**** Recorded data ****
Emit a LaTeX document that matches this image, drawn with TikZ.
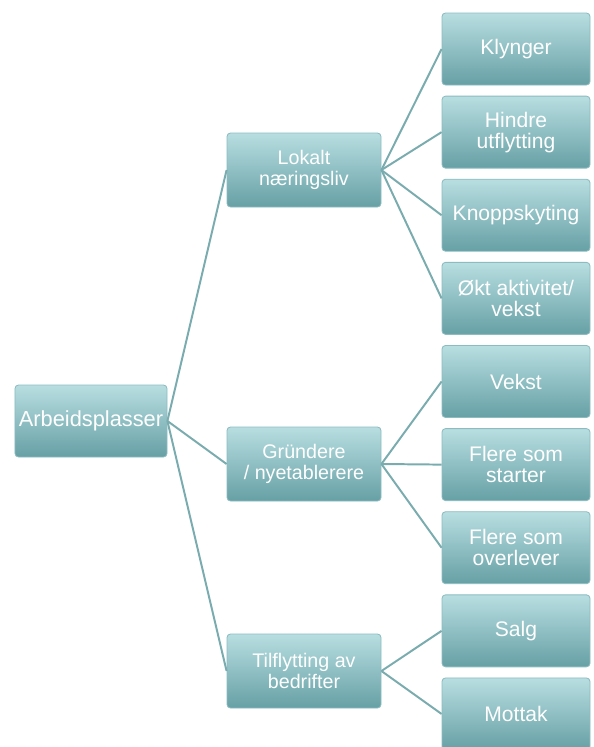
\documentclass[tikz,border=0pt]{standalone}
\usepackage{fontspec}
\setmainfont{Liberation Sans}
\definecolor{boxtop}{RGB}{184,222,225}
\definecolor{boxbot}{RGB}{102,160,165}
\definecolor{boxedge}{RGB}{140,188,192}
\definecolor{linkcol}{RGB}{122,172,175}
\tikzset{
  box/.style={rectangle, rounded corners=2.5pt, draw=boxedge, line width=.6pt, top color=boxtop, bottom color=boxbot,
    text=white, align=center, inner sep=0pt},
  rootbox/.style={box, minimum width=3.8cm, minimum height=1.8cm, font=\fontsize{15.5}{15}\selectfont},
  midbox/.style={box, minimum width=3.85cm, minimum height=1.85cm, font=\fontsize{14}{14.5}\selectfont},
  leafbox/.style={box, minimum width=3.7cm, minimum height=1.8cm, font=\fontsize{15}{15}\selectfont},
  link/.style={draw=linkcol, line width=1.4pt}
}
\begin{document}
\begin{tikzpicture}
\useasboundingbox (0,0) rectangle (14.825,-18.675);
\node[rootbox] (root) at (2.275,-10.525) {Arbeidsplasser};
\node[midbox] (lokalt) at (7.6,-4.25) {Lokalt\\næringsliv};
\node[midbox] (grunder) at (7.6,-11.6) {Gründere\\/ nyetablerere};
\node[midbox] (tilflytt) at (7.6,-16.775) {Tilflytting av\\bedrifter};
\node[leafbox] (klynger) at (12.9,-1.225) {Klynger};
\node[leafbox] (hindre) at (12.9,-3.303) {Hindre\\utflytting};
\node[leafbox] (knopp) at (12.9,-5.381) {Knoppskyting};
\node[leafbox] (okt) at (12.9,-7.459) {Økt aktivitet/\\vekst};
\node[leafbox] (vekst) at (12.9,-9.537) {Vekst};
\node[leafbox] (starter) at (12.9,-11.615) {Flere som\\starter};
\node[leafbox] (overlever) at (12.9,-13.693) {Flere som\\overlever};
\node[leafbox] (salg) at (12.9,-15.771) {Salg};
\node[leafbox] (mottak) at (12.9,-17.849) {Mottak};
\foreach \c in {lokalt,grunder,tilflytt} \draw[link] (root.east)--(\c.west);
\foreach \c in {klynger,hindre,knopp,okt} \draw[link] (lokalt.east)--(\c.west);
\foreach \c in {vekst,starter,overlever} \draw[link] (grunder.east)--(\c.west);
\foreach \c in {salg,mottak} \draw[link] (tilflytt.east)--(\c.west);
\end{tikzpicture}
\end{document}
****
Quote the material in full and exactly; do not carry over its pictures.

| Result of this task |
Emit a LaTeX document that matches this image, drawn with TikZ.
\documentclass[tikz,border=0pt]{standalone}
\usepackage{fontspec}
\setmainfont{Liberation Sans}
\definecolor{boxtop}{RGB}{184,222,225}
\definecolor{boxbot}{RGB}{102,160,165}
\definecolor{boxedge}{RGB}{140,188,192}
\definecolor{linkcol}{RGB}{122,172,175}
\tikzset{
  box/.style={rectangle, rounded corners=2.5pt, draw=boxedge, line width=.6pt, top color=boxtop, bottom color=boxbot,
    text=white, align=center, inner sep=0pt},
  rootbox/.style={box, minimum width=3.8cm, minimum height=1.8cm, font=\fontsize{15.5}{15}\selectfont},
  midbox/.style={box, minimum width=3.85cm, minimum height=1.85cm, font=\fontsize{14}{14.5}\selectfont},
  leafbox/.style={box, minimum width=3.7cm, minimum height=1.8cm, font=\fontsize{15}{15}\selectfont},
  link/.style={draw=linkcol, line width=1.4pt}
}
\begin{document}
\begin{tikzpicture}
\useasboundingbox (0,0) rectangle (14.825,-18.675);
\node[rootbox] (root) at (2.275,-10.525) {Arbeidsplasser};
\node[midbox] (lokalt) at (7.6,-4.25) {Lokalt\\næringsliv};
\node[midbox] (grunder) at (7.6,-11.6) {Gründere\\/ nyetablerere};
\node[midbox] (tilflytt) at (7.6,-16.775) {Tilflytting av\\bedrifter};
\node[leafbox] (klynger) at (12.9,-1.225) {Klynger};
\node[leafbox] (hindre) at (12.9,-3.303) {Hindre\\utflytting};
\node[leafbox] (knopp) at (12.9,-5.381) {Knoppskyting};
\node[leafbox] (okt) at (12.9,-7.459) {Økt aktivitet/\\vekst};
\node[leafbox] (vekst) at (12.9,-9.537) {Vekst};
\node[leafbox] (starter) at (12.9,-11.615) {Flere som\\starter};
\node[leafbox] (overlever) at (12.9,-13.693) {Flere som\\overlever};
\node[leafbox] (salg) at (12.9,-15.771) {Salg};
\node[leafbox] (mottak) at (12.9,-17.849) {Mottak};
\foreach \c in {lokalt,grunder,tilflytt} \draw[link] (root.east)--(\c.west);
\foreach \c in {klynger,hindre,knopp,okt} \draw[link] (lokalt.east)--(\c.west);
\foreach \c in {vekst,starter,overlever} \draw[link] (grunder.east)--(\c.west);
\foreach \c in {salg,mottak} \draw[link] (tilflytt.east)--(\c.west);
\end{tikzpicture}
\end{document}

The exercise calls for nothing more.